### YOUR GOAL
Repeat the material below word for word and leave out all pictures.

### PROVIDED MATERIAL
════════
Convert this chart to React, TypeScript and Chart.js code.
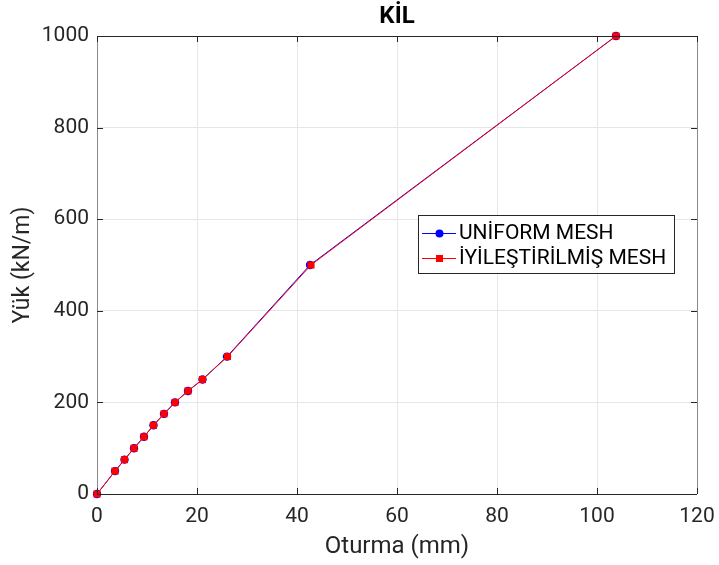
import React, { useEffect, useRef } from "react";
import { Chart, registerables } from "chart.js";

Chart.register(...registerables);

const TITLE = "KİL";
const X_TITLE = "Oturma (mm)";
const Y_TITLE = "Yük (kN/m)";
const SERIES_NAMES = ["UNİFORM MESH", "İYİLEŞTİRİLMİŞ MESH"];

const uniformX = [0, 3.6, 5.5, 7.4, 9.4, 11.3, 13.4, 15.6, 18.2, 21.1, 26.0, 42.6, 103.8];
const uniformY = [0, 50, 75, 100, 125, 150, 175, 200, 225, 250, 300, 500, 1000];
const refinedX = [0, 3.6, 5.5, 7.4, 9.4, 11.3, 13.4, 15.6, 18.2, 21.1, 26.1, 42.8, 103.8];
const refinedY = [0, 50, 75, 100, 125, 150, 175, 200, 225, 250, 300, 500, 1000];

const X_MIN = 0, X_MAX = 120, X_STEP = 20;
const Y_MIN = 0, Y_MAX = 1000, Y_STEP = 200;

const FONT = "Roboto, 'Liberation Sans', Arial, sans-serif";
const TEXT = "#262626";

const decorPlugin = {
  id: "decor",
  afterDraw(chart: any) {
    const { ctx, chartArea: a, scales } = chart;
    const xs = scales.x, ys = scales.y;
    ctx.save();
    ctx.lineWidth = 1;
    ctx.strokeStyle = "#262626";
    ctx.beginPath();
    ctx.moveTo(a.left, a.top + 0.5); ctx.lineTo(a.right, a.top + 0.5);
    ctx.moveTo(a.left, a.bottom + 0.5); ctx.lineTo(a.right, a.bottom + 0.5);
    ctx.stroke();
    ctx.strokeStyle = "#8a8a8a";
    ctx.beginPath();
    ctx.moveTo(a.left + 0.5, a.top); ctx.lineTo(a.left + 0.5, a.bottom);
    ctx.moveTo(a.right + 0.5, a.top); ctx.lineTo(a.right + 0.5, a.bottom);
    ctx.stroke();
    ctx.strokeStyle = "#262626";
    ctx.beginPath();
    const T = 6;
    for (let v = X_MIN; v <= X_MAX; v += X_STEP) {
      const px = Math.round(xs.getPixelForValue(v)) + 0.5;
      ctx.moveTo(px, a.bottom); ctx.lineTo(px, a.bottom - T);
      ctx.moveTo(px, a.top); ctx.lineTo(px, a.top + T);
    }
    for (let v = Y_MIN; v <= Y_MAX; v += Y_STEP) {
      const py = Math.round(ys.getPixelForValue(v)) + 0.5;
      ctx.moveTo(a.left, py); ctx.lineTo(a.left + T, py);
      ctx.moveTo(a.right, py); ctx.lineTo(a.right - T, py);
    }
    ctx.stroke();
    ctx.fillStyle = "#000";
    ctx.textAlign = "center";
    ctx.textBaseline = "middle";
    ctx.font = `bold 24px ${FONT}`;
    ctx.fillText(TITLE, (a.left + a.right) / 2, 17);
    ctx.fillStyle = TEXT;
    ctx.font = `24px ${FONT}`;
    ctx.fillText(X_TITLE, (a.left + a.right) / 2, 547);
    ctx.save();
    ctx.translate(23, (a.top + a.bottom) / 2);
    ctx.rotate(-Math.PI / 2);
    ctx.font = `23px ${FONT}`;
    ctx.fillText(Y_TITLE, 0, 0);
    ctx.restore();
    const bx = 418, by = 215, bw = 256, bh = 58;
    ctx.fillStyle = "#fff";
    ctx.fillRect(bx, by, bw, bh);
    ctx.strokeStyle = "#262626";
    ctx.lineWidth = 1;
    ctx.strokeRect(bx + 0.5, by + 0.5, bw, bh);
    const rows = [233, 258];
    ctx.textAlign = "left";
    ctx.font = `21px ${FONT}`;
    chart.data.datasets.forEach((ds: any, i: number) => {
      const y = rows[i];
      ctx.strokeStyle = ds.borderColor;
      ctx.lineWidth = 1;
      ctx.beginPath();
      ctx.moveTo(422, y + 0.5); ctx.lineTo(456, y + 0.5);
      ctx.stroke();
      ctx.fillStyle = ds.backgroundColor;
      if (ds.pointStyle === "rect") {
        ctx.fillRect(436, y - 3, 7, 7);
      } else {
        ctx.beginPath();
        ctx.arc(439.5, y + 0.5, 4, 0, Math.PI * 2);
        ctx.fill();
      }
      ctx.fillStyle = "#000";
      ctx.fillText(ds.label, 459, y + 1);
    });
    ctx.restore();
  },
};

export default function App() {
  const ref = useRef<HTMLCanvasElement>(null);
  useEffect(() => {
    document.body.style.margin = "0";
    const chart = new Chart(ref.current!, {
      type: "line",
      data: {
        datasets: [
          {
            label: SERIES_NAMES[0],
            data: uniformX.map((x, i) => ({ x, y: uniformY[i] })),
            borderColor: "#0000ff",
            backgroundColor: "#0000ff",
            borderWidth: 1,
            pointStyle: "circle",
            pointRadius: 4.2,
            pointBorderWidth: 0,
            order: 1,
            clip: false,
          },
          {
            label: SERIES_NAMES[1],
            data: refinedX.map((x, i) => ({ x, y: refinedY[i] })),
            borderColor: "#ff0000",
            backgroundColor: "#ff0000",
            borderWidth: 1,
            pointStyle: "rect",
            pointRadius: 5,
            pointBorderWidth: 0,
            order: 0,
            clip: false,
          },
        ],
      },
      options: {
        animation: false,
        responsive: true,
        maintainAspectRatio: false,
        layout: { padding: { top: 36, right: 22, left: 0, bottom: 0 } },
        plugins: { legend: { display: false }, title: { display: false }, tooltip: { enabled: false } },
        scales: {
          x: {
            type: "linear",
            min: X_MIN,
            max: X_MAX,
            ticks: { stepSize: X_STEP, color: TEXT, font: { family: FONT, size: 21 }, padding: 10, maxRotation: 0, callback: (v: any) => String(v) },
            grid: { color: "#e6e6e6", drawTicks: false },
            border: { display: false },
            afterFit: (s: any) => { s.height = 71; s.paddingLeft = 0; s.paddingRight = 0; },
          },
          y: {
            type: "linear",
            min: Y_MIN,
            max: Y_MAX,
            ticks: { stepSize: Y_STEP, color: TEXT, font: { family: FONT, size: 21 }, padding: 8, callback: (v: any) => String(v) },
            grid: { color: "#e6e6e6", drawTicks: false },
            border: { display: false },
            afterFit: (s: any) => { s.width = 97; s.paddingTop = 0; s.paddingBottom = 0; },
          },
        },
      },
      plugins: [decorPlugin],
    });
    return () => chart.destroy();
  }, []);
  return (
    <div style={{ position: "absolute", left: 0, top: 0, width: 719, height: 565, background: "#fff" }}>
      <canvas ref={ref} />
    </div>
  );
}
════════
### EXERCISE RESPONSE
Convert this chart to React, TypeScript and Chart.js code.
import React, { useEffect, useRef } from "react";
import { Chart, registerables } from "chart.js";

Chart.register(...registerables);

const TITLE = "KİL";
const X_TITLE = "Oturma (mm)";
const Y_TITLE = "Yük (kN/m)";
const SERIES_NAMES = ["UNİFORM MESH", "İYİLEŞTİRİLMİŞ MESH"];

const uniformX = [0, 3.6, 5.5, 7.4, 9.4, 11.3, 13.4, 15.6, 18.2, 21.1, 26.0, 42.6, 103.8];
const uniformY = [0, 50, 75, 100, 125, 150, 175, 200, 225, 250, 300, 500, 1000];
const refinedX = [0, 3.6, 5.5, 7.4, 9.4, 11.3, 13.4, 15.6, 18.2, 21.1, 26.1, 42.8, 103.8];
const refinedY = [0, 50, 75, 100, 125, 150, 175, 200, 225, 250, 300, 500, 1000];

const X_MIN = 0, X_MAX = 120, X_STEP = 20;
const Y_MIN = 0, Y_MAX = 1000, Y_STEP = 200;

const FONT = "Roboto, 'Liberation Sans', Arial, sans-serif";
const TEXT = "#262626";

const decorPlugin = {
  id: "decor",
  afterDraw(chart: any) {
    const { ctx, chartArea: a, scales } = chart;
    const xs = scales.x, ys = scales.y;
    ctx.save();
    ctx.lineWidth = 1;
    ctx.strokeStyle = "#262626";
    ctx.beginPath();
    ctx.moveTo(a.left, a.top + 0.5); ctx.lineTo(a.right, a.top + 0.5);
    ctx.moveTo(a.left, a.bottom + 0.5); ctx.lineTo(a.right, a.bottom + 0.5);
    ctx.stroke();
    ctx.strokeStyle = "#8a8a8a";
    ctx.beginPath();
    ctx.moveTo(a.left + 0.5, a.top); ctx.lineTo(a.left + 0.5, a.bottom);
    ctx.moveTo(a.right + 0.5, a.top); ctx.lineTo(a.right + 0.5, a.bottom);
    ctx.stroke();
    ctx.strokeStyle = "#262626";
    ctx.beginPath();
    const T = 6;
    for (let v = X_MIN; v <= X_MAX; v += X_STEP) {
      const px = Math.round(xs.getPixelForValue(v)) + 0.5;
      ctx.moveTo(px, a.bottom); ctx.lineTo(px, a.bottom - T);
      ctx.moveTo(px, a.top); ctx.lineTo(px, a.top + T);
    }
    for (let v = Y_MIN; v <= Y_MAX; v += Y_STEP) {
      const py = Math.round(ys.getPixelForValue(v)) + 0.5;
      ctx.moveTo(a.left, py); ctx.lineTo(a.left + T, py);
      ctx.moveTo(a.right, py); ctx.lineTo(a.right - T, py);
    }
    ctx.stroke();
    ctx.fillStyle = "#000";
    ctx.textAlign = "center";
    ctx.textBaseline = "middle";
    ctx.font = `bold 24px ${FONT}`;
    ctx.fillText(TITLE, (a.left + a.right) / 2, 17);
    ctx.fillStyle = TEXT;
    ctx.font = `24px ${FONT}`;
    ctx.fillText(X_TITLE, (a.left + a.right) / 2, 547);
    ctx.save();
    ctx.translate(23, (a.top + a.bottom) / 2);
    ctx.rotate(-Math.PI / 2);
    ctx.font = `23px ${FONT}`;
    ctx.fillText(Y_TITLE, 0, 0);
    ctx.restore();
    const bx = 418, by = 215, bw = 256, bh = 58;
    ctx.fillStyle = "#fff";
    ctx.fillRect(bx, by, bw, bh);
    ctx.strokeStyle = "#262626";
    ctx.lineWidth = 1;
    ctx.strokeRect(bx + 0.5, by + 0.5, bw, bh);
    const rows = [233, 258];
    ctx.textAlign = "left";
    ctx.font = `21px ${FONT}`;
    chart.data.datasets.forEach((ds: any, i: number) => {
      const y = rows[i];
      ctx.strokeStyle = ds.borderColor;
      ctx.lineWidth = 1;
      ctx.beginPath();
      ctx.moveTo(422, y + 0.5); ctx.lineTo(456, y + 0.5);
      ctx.stroke();
      ctx.fillStyle = ds.backgroundColor;
      if (ds.pointStyle === "rect") {
        ctx.fillRect(436, y - 3, 7, 7);
      } else {
        ctx.beginPath();
        ctx.arc(439.5, y + 0.5, 4, 0, Math.PI * 2);
        ctx.fill();
      }
      ctx.fillStyle = "#000";
      ctx.fillText(ds.label, 459, y + 1);
    });
    ctx.restore();
  },
};

export default function App() {
  const ref = useRef<HTMLCanvasElement>(null);
  useEffect(() => {
    document.body.style.margin = "0";
    const chart = new Chart(ref.current!, {
      type: "line",
      data: {
        datasets: [
          {
            label: SERIES_NAMES[0],
            data: uniformX.map((x, i) => ({ x, y: uniformY[i] })),
            borderColor: "#0000ff",
            backgroundColor: "#0000ff",
            borderWidth: 1,
            pointStyle: "circle",
            pointRadius: 4.2,
            pointBorderWidth: 0,
            order: 1,
            clip: false,
          },
          {
            label: SERIES_NAMES[1],
            data: refinedX.map((x, i) => ({ x, y: refinedY[i] })),
            borderColor: "#ff0000",
            backgroundColor: "#ff0000",
            borderWidth: 1,
            pointStyle: "rect",
            pointRadius: 5,
            pointBorderWidth: 0,
            order: 0,
            clip: false,
          },
        ],
      },
      options: {
        animation: false,
        responsive: true,
        maintainAspectRatio: false,
        layout: { padding: { top: 36, right: 22, left: 0, bottom: 0 } },
        plugins: { legend: { display: false }, title: { display: false }, tooltip: { enabled: false } },
        scales: {
          x: {
            type: "linear",
            min: X_MIN,
            max: X_MAX,
            ticks: { stepSize: X_STEP, color: TEXT, font: { family: FONT, size: 21 }, padding: 10, maxRotation: 0, callback: (v: any) => String(v) },
            grid: { color: "#e6e6e6", drawTicks: false },
            border: { display: false },
            afterFit: (s: any) => { s.height = 71; s.paddingLeft = 0; s.paddingRight = 0; },
          },
          y: {
            type: "linear",
            min: Y_MIN,
            max: Y_MAX,
            ticks: { stepSize: Y_STEP, color: TEXT, font: { family: FONT, size: 21 }, padding: 8, callback: (v: any) => String(v) },
            grid: { color: "#e6e6e6", drawTicks: false },
            border: { display: false },
            afterFit: (s: any) => { s.width = 97; s.paddingTop = 0; s.paddingBottom = 0; },
          },
        },
      },
      plugins: [decorPlugin],
    });
    return () => chart.destroy();
  }, []);
  return (
    <div style={{ position: "absolute", left: 0, top: 0, width: 719, height: 565, background: "#fff" }}>
      <canvas ref={ref} />
    </div>
  );
}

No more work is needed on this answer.